— Short exercise —
Nothing outside the lines from the one containing "Give me the matplotlib source for this chart." down to the one containing "plt.rcParams['font.family'] = ['Liberation" belongs in the copy; print that span exactly, both ends included, with pictures removed.

[Source code of charts]
○ ○ ○ ○

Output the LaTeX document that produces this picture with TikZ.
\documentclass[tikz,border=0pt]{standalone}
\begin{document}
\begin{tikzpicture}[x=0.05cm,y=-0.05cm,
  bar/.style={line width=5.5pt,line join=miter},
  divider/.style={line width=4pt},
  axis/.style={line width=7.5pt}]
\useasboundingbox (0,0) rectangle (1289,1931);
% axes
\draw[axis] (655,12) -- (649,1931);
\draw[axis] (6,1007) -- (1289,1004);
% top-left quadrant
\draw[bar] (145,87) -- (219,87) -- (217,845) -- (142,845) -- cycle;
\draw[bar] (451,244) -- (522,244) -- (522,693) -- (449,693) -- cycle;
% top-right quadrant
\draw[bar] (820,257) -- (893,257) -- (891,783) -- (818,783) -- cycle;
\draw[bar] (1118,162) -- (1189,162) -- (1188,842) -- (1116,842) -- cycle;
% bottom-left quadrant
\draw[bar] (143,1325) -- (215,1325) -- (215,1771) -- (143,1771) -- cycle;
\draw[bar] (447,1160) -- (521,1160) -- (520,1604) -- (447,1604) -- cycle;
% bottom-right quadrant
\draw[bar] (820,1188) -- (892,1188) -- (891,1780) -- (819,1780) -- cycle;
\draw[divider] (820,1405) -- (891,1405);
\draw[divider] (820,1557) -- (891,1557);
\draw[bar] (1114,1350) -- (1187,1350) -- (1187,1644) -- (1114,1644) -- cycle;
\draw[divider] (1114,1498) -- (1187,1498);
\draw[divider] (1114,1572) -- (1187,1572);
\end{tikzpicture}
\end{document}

○ ○ ○ ○

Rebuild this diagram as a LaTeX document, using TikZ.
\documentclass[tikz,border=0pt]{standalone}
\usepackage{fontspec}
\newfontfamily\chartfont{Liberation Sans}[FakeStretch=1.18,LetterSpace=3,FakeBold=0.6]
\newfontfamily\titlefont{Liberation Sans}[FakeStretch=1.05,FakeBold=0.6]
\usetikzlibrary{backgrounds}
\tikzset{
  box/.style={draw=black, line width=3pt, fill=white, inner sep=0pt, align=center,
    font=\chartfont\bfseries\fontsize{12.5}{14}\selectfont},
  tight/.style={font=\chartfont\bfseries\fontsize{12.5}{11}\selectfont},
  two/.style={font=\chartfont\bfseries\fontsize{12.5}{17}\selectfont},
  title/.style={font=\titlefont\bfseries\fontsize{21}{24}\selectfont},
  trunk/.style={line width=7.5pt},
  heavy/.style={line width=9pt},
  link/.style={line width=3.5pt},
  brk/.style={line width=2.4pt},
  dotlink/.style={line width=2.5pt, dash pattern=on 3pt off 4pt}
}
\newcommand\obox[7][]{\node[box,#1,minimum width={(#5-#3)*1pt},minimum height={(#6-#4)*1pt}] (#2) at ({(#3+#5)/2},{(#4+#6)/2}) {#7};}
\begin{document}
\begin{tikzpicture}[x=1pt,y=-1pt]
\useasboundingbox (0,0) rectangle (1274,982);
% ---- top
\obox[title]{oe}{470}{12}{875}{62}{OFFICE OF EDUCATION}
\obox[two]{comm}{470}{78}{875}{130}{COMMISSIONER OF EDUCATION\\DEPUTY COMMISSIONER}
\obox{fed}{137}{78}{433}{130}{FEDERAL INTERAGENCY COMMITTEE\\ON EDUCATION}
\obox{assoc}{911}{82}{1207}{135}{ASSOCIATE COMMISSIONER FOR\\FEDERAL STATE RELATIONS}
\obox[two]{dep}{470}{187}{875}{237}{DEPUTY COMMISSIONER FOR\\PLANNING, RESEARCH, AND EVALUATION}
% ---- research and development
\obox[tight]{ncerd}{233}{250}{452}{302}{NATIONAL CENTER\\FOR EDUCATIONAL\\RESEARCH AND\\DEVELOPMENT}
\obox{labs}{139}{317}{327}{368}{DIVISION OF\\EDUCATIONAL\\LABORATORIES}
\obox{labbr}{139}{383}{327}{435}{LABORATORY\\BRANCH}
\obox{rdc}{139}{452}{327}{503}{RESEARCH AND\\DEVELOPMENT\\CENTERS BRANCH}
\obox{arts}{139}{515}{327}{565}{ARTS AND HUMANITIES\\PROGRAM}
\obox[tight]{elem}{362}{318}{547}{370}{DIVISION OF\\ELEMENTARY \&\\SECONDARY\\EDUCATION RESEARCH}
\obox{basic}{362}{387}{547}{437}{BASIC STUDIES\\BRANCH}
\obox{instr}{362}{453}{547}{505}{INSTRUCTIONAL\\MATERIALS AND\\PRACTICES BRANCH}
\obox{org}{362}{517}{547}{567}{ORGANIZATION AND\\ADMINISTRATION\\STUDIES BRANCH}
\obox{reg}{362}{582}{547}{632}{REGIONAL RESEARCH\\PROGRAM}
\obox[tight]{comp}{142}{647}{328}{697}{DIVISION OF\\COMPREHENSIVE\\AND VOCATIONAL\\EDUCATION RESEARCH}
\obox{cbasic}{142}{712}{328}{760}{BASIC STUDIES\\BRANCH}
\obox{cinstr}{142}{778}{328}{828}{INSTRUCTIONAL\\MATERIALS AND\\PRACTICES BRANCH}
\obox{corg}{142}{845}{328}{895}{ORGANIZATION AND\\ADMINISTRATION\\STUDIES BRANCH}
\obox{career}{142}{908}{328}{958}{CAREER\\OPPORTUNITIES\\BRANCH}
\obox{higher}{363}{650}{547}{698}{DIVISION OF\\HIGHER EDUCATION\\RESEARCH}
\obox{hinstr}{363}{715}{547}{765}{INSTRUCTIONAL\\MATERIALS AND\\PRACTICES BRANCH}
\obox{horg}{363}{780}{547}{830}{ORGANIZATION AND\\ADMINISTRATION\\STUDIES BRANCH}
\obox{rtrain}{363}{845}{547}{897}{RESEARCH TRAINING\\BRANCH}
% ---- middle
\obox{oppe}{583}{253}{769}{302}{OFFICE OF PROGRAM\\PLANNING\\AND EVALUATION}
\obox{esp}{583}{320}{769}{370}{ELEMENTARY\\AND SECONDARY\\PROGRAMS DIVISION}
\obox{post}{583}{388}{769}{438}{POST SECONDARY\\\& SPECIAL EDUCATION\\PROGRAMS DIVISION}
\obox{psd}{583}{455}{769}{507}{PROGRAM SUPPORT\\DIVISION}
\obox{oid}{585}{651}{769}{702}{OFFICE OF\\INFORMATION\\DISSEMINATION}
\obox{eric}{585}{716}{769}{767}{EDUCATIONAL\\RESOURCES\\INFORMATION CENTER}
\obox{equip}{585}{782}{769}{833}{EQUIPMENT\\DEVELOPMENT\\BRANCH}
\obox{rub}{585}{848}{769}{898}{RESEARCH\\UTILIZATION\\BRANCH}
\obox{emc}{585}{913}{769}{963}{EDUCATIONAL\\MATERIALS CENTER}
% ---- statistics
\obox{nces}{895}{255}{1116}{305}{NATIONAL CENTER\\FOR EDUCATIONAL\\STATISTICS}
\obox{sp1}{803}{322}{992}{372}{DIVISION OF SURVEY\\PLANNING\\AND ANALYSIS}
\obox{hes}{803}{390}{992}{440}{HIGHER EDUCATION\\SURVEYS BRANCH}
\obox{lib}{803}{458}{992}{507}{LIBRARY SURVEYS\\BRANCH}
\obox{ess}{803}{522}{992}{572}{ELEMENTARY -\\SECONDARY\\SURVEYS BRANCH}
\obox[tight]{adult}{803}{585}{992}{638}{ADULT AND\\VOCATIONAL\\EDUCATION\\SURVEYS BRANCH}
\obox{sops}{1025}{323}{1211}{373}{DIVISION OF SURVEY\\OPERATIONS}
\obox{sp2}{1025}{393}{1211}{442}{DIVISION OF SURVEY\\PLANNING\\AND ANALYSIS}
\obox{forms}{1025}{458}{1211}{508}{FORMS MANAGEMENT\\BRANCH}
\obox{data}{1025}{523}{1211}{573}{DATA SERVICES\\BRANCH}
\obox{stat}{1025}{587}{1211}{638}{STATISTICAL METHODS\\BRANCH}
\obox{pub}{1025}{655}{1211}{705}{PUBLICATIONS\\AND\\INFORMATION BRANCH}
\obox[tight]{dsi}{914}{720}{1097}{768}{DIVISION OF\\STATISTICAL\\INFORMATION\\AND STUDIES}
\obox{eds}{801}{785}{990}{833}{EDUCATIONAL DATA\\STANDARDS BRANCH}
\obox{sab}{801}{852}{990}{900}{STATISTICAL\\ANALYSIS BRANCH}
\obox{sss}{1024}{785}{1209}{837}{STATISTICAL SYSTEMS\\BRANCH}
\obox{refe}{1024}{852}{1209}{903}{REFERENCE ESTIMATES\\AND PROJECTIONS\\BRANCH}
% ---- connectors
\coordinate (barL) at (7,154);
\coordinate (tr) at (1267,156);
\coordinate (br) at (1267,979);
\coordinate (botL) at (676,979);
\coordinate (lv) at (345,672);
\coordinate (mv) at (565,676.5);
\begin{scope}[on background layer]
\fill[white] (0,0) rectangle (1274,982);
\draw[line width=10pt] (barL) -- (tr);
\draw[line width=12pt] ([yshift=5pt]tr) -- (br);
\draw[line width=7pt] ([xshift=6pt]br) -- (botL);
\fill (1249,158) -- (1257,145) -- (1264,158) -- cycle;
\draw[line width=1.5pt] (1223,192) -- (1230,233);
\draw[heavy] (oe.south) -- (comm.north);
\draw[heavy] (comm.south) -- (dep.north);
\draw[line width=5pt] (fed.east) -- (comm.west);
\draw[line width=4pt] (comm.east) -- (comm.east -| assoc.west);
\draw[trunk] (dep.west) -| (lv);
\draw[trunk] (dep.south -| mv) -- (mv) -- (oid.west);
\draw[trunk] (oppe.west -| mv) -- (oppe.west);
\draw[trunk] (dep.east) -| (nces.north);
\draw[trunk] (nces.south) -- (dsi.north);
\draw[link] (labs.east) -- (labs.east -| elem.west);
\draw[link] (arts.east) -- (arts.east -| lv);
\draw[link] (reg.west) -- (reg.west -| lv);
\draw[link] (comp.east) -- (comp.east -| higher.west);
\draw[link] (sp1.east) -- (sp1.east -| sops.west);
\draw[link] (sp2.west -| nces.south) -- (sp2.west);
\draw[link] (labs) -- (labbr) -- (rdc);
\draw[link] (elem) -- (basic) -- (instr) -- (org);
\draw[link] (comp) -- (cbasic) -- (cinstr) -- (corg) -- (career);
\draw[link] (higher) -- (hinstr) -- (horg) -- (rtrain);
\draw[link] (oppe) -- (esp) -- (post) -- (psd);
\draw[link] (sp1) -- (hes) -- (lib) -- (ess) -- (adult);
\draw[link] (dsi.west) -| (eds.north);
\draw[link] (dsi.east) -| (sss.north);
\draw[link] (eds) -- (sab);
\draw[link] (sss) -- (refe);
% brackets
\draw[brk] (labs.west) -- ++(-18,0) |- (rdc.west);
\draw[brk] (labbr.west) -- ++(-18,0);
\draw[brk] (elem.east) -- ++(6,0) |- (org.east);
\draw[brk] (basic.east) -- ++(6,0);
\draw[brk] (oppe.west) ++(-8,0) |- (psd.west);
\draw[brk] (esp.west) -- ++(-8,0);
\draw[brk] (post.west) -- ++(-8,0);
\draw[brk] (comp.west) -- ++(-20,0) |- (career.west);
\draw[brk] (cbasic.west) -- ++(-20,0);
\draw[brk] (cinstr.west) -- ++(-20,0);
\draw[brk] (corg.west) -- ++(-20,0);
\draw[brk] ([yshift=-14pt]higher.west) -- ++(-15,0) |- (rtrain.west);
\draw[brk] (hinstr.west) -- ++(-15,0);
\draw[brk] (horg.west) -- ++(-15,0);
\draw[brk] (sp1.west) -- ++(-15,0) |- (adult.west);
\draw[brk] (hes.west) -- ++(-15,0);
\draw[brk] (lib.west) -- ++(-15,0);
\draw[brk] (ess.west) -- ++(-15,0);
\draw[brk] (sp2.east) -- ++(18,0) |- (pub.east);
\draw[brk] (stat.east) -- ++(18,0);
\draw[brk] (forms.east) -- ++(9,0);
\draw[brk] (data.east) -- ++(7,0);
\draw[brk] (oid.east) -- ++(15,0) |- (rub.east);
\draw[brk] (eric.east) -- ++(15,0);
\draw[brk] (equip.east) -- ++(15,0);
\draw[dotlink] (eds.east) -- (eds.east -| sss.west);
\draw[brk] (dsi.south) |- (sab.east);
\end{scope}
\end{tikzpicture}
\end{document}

○ ○ ○ ○

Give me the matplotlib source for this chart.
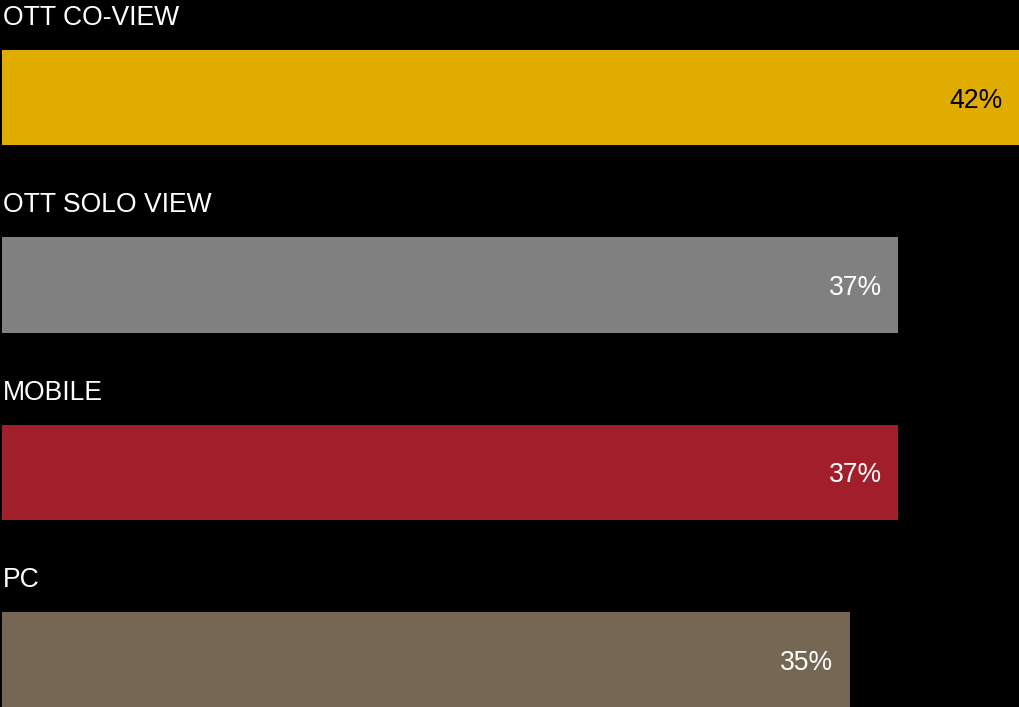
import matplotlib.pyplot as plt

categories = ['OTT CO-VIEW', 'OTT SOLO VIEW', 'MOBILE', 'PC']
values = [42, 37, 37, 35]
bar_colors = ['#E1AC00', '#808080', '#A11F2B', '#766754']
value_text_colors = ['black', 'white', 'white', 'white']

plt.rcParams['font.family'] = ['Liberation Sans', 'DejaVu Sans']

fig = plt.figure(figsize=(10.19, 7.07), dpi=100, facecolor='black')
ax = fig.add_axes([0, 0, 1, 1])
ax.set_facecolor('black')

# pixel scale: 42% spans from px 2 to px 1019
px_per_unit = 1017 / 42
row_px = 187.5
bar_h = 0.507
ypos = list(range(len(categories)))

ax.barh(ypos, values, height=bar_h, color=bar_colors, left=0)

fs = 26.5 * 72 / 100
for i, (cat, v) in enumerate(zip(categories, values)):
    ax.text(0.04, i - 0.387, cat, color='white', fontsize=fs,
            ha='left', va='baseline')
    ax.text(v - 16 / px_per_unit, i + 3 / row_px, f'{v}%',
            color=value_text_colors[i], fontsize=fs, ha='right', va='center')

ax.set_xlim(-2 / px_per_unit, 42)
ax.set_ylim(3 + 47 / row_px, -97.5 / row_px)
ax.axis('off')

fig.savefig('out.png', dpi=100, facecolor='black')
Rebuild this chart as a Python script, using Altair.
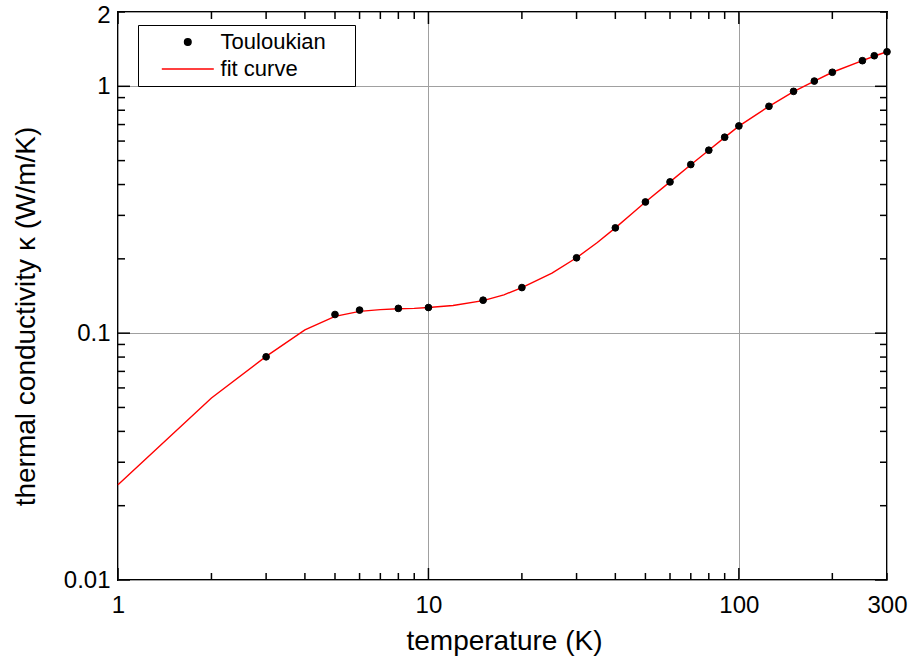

○ ○ ○ ○

— Result of this exercise —
Give me the matplotlib source for this chart.
import matplotlib.pyplot as plt

categories = ['OTT CO-VIEW', 'OTT SOLO VIEW', 'MOBILE', 'PC']
values = [42, 37, 37, 35]
bar_colors = ['#E1AC00', '#808080', '#A11F2B', '#766754']
value_text_colors = ['black', 'white', 'white', 'white']

plt.rcParams['font.family'] = ['Liberation Sans', 'DejaVu Sans']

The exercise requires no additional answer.